The long-term health effects are still being studied, but early research suggests associations with:
- Inflammation and oxidative stress in cells
- Disruption of the endocrine (hormonal) system
- Potential carcinogenic effects from chemical additives in plastics
- Damage to gut microbiome and digestive health
- Respiratory issues from airborne microplastic particles
"The average person consumes approximately 5 grams of plastic per week — roughly the weight of a credit card — primarily through drinking water, seafood, and air. Most of this is microplastic contamination."
— World Wildlife Fund (WWF), 2019 Microplastics Report
The Solution: Products That Return to the Earth
The root cause of the microplastics crisis is straightforward: we built a civilization on petroleum-based plastic that was never designed to disappear. Fixing it requires replacing those materials with ones that can actually complete a natural cycle.
This is exactly the mission behind Pure Form Solution. Every product in our lineup is built from materials that degrade back into nature — no microplastic residue, no petroleum, no lasting harm:
100% Compostable Bottles
Made entirely from sugarcane with calcium-containing resin. A petroleum-free alternative to PET plastic that biodegrades completely in industrial composting conditions.
PHA Biodegradable Straws
Produced through bacterial fermentation of canola oil. Certified to break down in marine and soil environments — meaning they work even when they escape into the wild.
Compostable Utensils
PHA cutlery that decomposes naturally without harmful residue. Meets both home and industrial composting standards with zero microplastic release.
Biodegradable Lids & Cups
Food service packaging designed for the full lifecycle — compostable containers that close the loop from use to soil without generating toxic residue.

What You Can Do Right Now
Systemic change takes time, but individual and business decisions compound quickly.
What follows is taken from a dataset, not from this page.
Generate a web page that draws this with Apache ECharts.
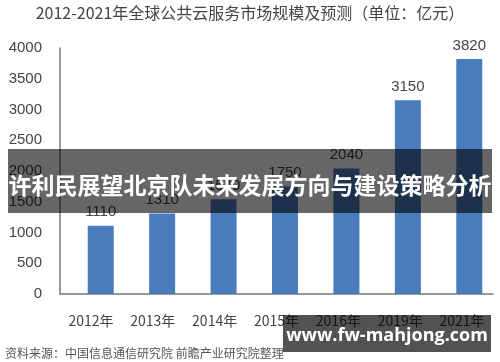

Here's how you can reduce your contribution to the microplastics problem today:
- 01
Switch your single-use disposables
Replace conventional plastic straws, utensils, cups, and bottles with certified compostable and biodegradable alternatives.
- 02
Demand transparency from suppliers
Ask your food service vendors and packaging suppliers for TÜV Austria or equivalent biodegradation certification on all single-use items.
- 03
Educate your team and community
The microplastics crisis is still poorly understood by most people. Sharing accurate information drives faster adoption of better alternatives.
- 04
Support sustainability programs
Businesses that commit to sustainability programs signal to the market that eco-friendly alternatives are commercially viable — accelerating industry-wide change.
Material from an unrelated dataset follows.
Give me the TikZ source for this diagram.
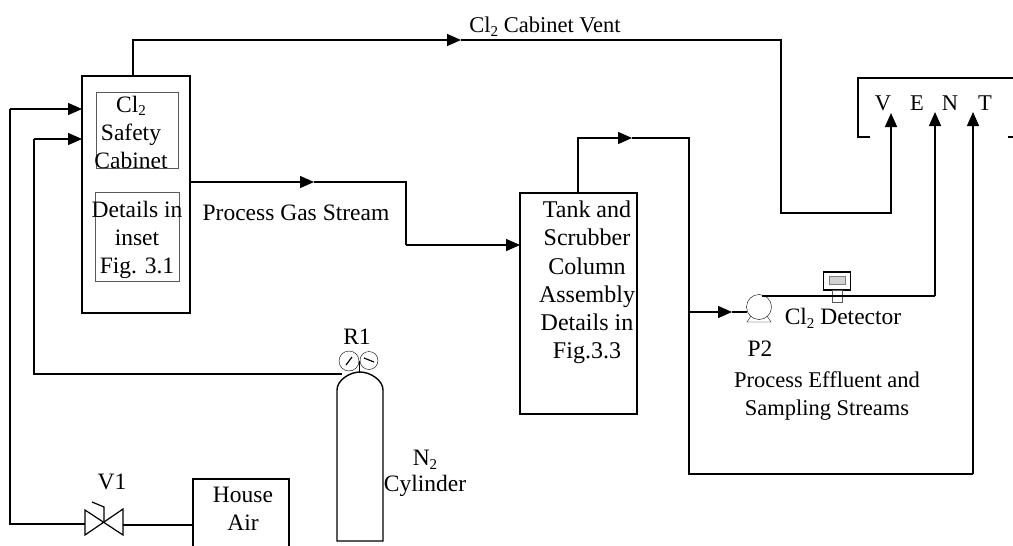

The Opportunity in Front of Us
The microplastics crisis is real and urgent — but it is not a story without a solution. The materials exist. The certifications exist. The science is clear. What's needed now is the collective decision by businesses, institutions, and individuals to stop choosing petroleum-based plastics when certified biodegradable alternatives are readily available.
At Pure Form Solution, we're committed to making that choice as easy as possible. Our products are certified by TÜV Austria across six independent standards — compostable in home and industrial environments, biodegradable in soil, water, and marine conditions, and fully bio-based. That's not a marketing claim. That's a certified guarantee.
The invisible threat of microplastics became invisible because we stopped paying attention to where our materials went after we were done with them. The solution is to choose materials that were always meant to disappear.